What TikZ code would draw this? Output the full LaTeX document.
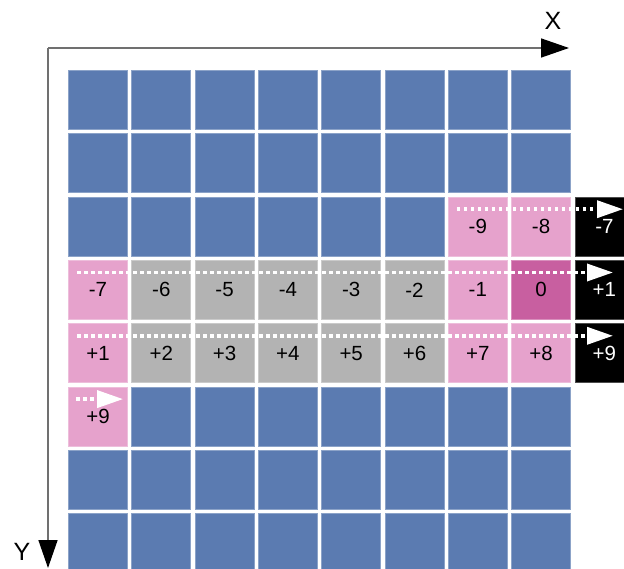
\documentclass[tikz,border=0pt]{standalone}
\usepackage{fontspec}
\setmainfont{Liberation Sans}
\usetikzlibrary{arrows.meta}

\definecolor{cellblue}{RGB}{91,123,177}
\definecolor{cellpink}{RGB}{230,162,204}
\definecolor{cellmagenta}{RGB}{200,95,160}
\definecolor{cellgray}{RGB}{179,179,179}
\definecolor{axisgray}{RGB}{112,112,112}

\tikzset{
  cell/.style={minimum size=59pt, inner sep=0pt, fill=#1, draw=#1!70!white,
               line width=0.8pt, font=\fontsize{20.5}{22}\selectfont},
  scan/.style={white, line width=3.5pt, dash pattern=on 3.5pt off 3.5pt,
               -{Triangle[length=26pt,width=17pt]}},
  axis/.style={axisgray, line width=1.5pt,
               -{Triangle[length=28pt,width=19pt,black]}},
  axislabel/.style={font=\fontsize{25}{28}\selectfont, inner sep=0pt},
}

\begin{document}
\begin{tikzpicture}[x=1pt,y=-1pt]
    % Size of the page, in pixels of the reference
    \useasboundingbox (0,0) rectangle (624,569);
    \def\pitch{63.3}

    % Axes
    \coordinate (O) at (48,48);
    \coordinate (xend) at (569,48);
    \coordinate (yend) at (48,568);
    \draw[axis] (O) -- (xend);
    \draw[axis] (O) -- (yend);
    \node[axislabel] (xlab) at (553,21) {X};
    \node[axislabel] (ylab) at (22,552) {Y};

    % Blue background cells
    \foreach \j in {1,2,7,8}
      \foreach \i in {1,...,8}
        \node[cell=cellblue] (c\i-\j) at ({98+(\i-1)*\pitch},{100+(\j-1)*\pitch}) {};
    \foreach \i in {1,...,6}
      \node[cell=cellblue] (c\i-3) at ({98+(\i-1)*\pitch},{100+2*\pitch}) {};
    \foreach \i in {2,...,8}
      \node[cell=cellblue] (c\i-6) at ({98+(\i-1)*\pitch},{100+5*\pitch}) {};

    % Gray cells of the current rows
    \foreach \i/\t in {2/-6,3/-5,4/-4,5/-3,6/-2}
      \node[cell=cellgray] (c\i-4) at ({98+(\i-1)*\pitch},{100+3*\pitch}) {\t};
    \foreach \i/\t in {2/+2,3/+3,4/+4,5/+5,6/+6}
      \node[cell=cellgray] (c\i-5) at ({98+(\i-1)*\pitch},{100+4*\pitch}) {\t};

    % Pink neighbours
    \foreach \i/\j/\t in {7/3/-9,8/3/-8,1/4/-7,7/4/-1,1/5/+1,7/5/+7,8/5/+8,1/6/+9}
      \node[cell=cellpink] (c\i-\j) at ({98+(\i-1)*\pitch},{100+(\j-1)*\pitch}) {\t};
    \node[cell=cellmagenta] (c8-4) at ({98+7*\pitch},{100+3*\pitch}) {0};

    % Black cells outside the grid
    \foreach \j/\t in {3/-7,4/+1,5/+9}
      \node[cell=black, text=white] (c9-\j) at ({98+8*\pitch},{100+(\j-1)*\pitch}) {\t};

    % Scan order
    \coordinate (s3) at ([xshift=9pt,yshift=-12.5pt]c7-3.north west);
    \coordinate (s4) at ([xshift=9pt,yshift=-12.5pt]c1-4.north west);
    \coordinate (s5) at ([xshift=9pt,yshift=-12.5pt]c1-5.north west);
    \coordinate (s6) at ([xshift=8pt,yshift=-12.5pt]c1-6.north west);
    \coordinate (e3) at ([xshift=48.5pt,yshift=-12.5pt]c9-3.north west);
    \coordinate (e4) at ([xshift=38.5pt,yshift=-12.5pt]c9-4.north west);
    \coordinate (e5) at ([xshift=38.5pt,yshift=-12.5pt]c9-5.north west);
    \coordinate (e6) at ([xshift=55pt,yshift=-12.5pt]c1-6.north west);
    \draw[scan] (s3) -- (e3);
    \draw[scan] (s4) -- (e4);
    \draw[scan] (s5) -- (e5);
    \draw[scan] (s6) -- (e6);
\end{tikzpicture}
\end{document}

Task details
Pictures stay out. Repeat only the lines from the beginning of the data through the line that has "(ylab) at (22,552)".

Answer to this exercise
What TikZ code would draw this? Output the full LaTeX document.
\documentclass[tikz,border=0pt]{standalone}
\usepackage{fontspec}
\setmainfont{Liberation Sans}
\usetikzlibrary{arrows.meta}

\definecolor{cellblue}{RGB}{91,123,177}
\definecolor{cellpink}{RGB}{230,162,204}
\definecolor{cellmagenta}{RGB}{200,95,160}
\definecolor{cellgray}{RGB}{179,179,179}
\definecolor{axisgray}{RGB}{112,112,112}

\tikzset{
  cell/.style={minimum size=59pt, inner sep=0pt, fill=#1, draw=#1!70!white,
               line width=0.8pt, font=\fontsize{20.5}{22}\selectfont},
  scan/.style={white, line width=3.5pt, dash pattern=on 3.5pt off 3.5pt,
               -{Triangle[length=26pt,width=17pt]}},
  axis/.style={axisgray, line width=1.5pt,
               -{Triangle[length=28pt,width=19pt,black]}},
  axislabel/.style={font=\fontsize{25}{28}\selectfont, inner sep=0pt},
}

\begin{document}
\begin{tikzpicture}[x=1pt,y=-1pt]
    % Size of the page, in pixels of the reference
    \useasboundingbox (0,0) rectangle (624,569);
    \def\pitch{63.3}

    % Axes
    \coordinate (O) at (48,48);
    \coordinate (xend) at (569,48);
    \coordinate (yend) at (48,568);
    \draw[axis] (O) -- (xend);
    \draw[axis] (O) -- (yend);
    \node[axislabel] (xlab) at (553,21) {X};
    \node[axislabel] (ylab) at (22,552) {Y};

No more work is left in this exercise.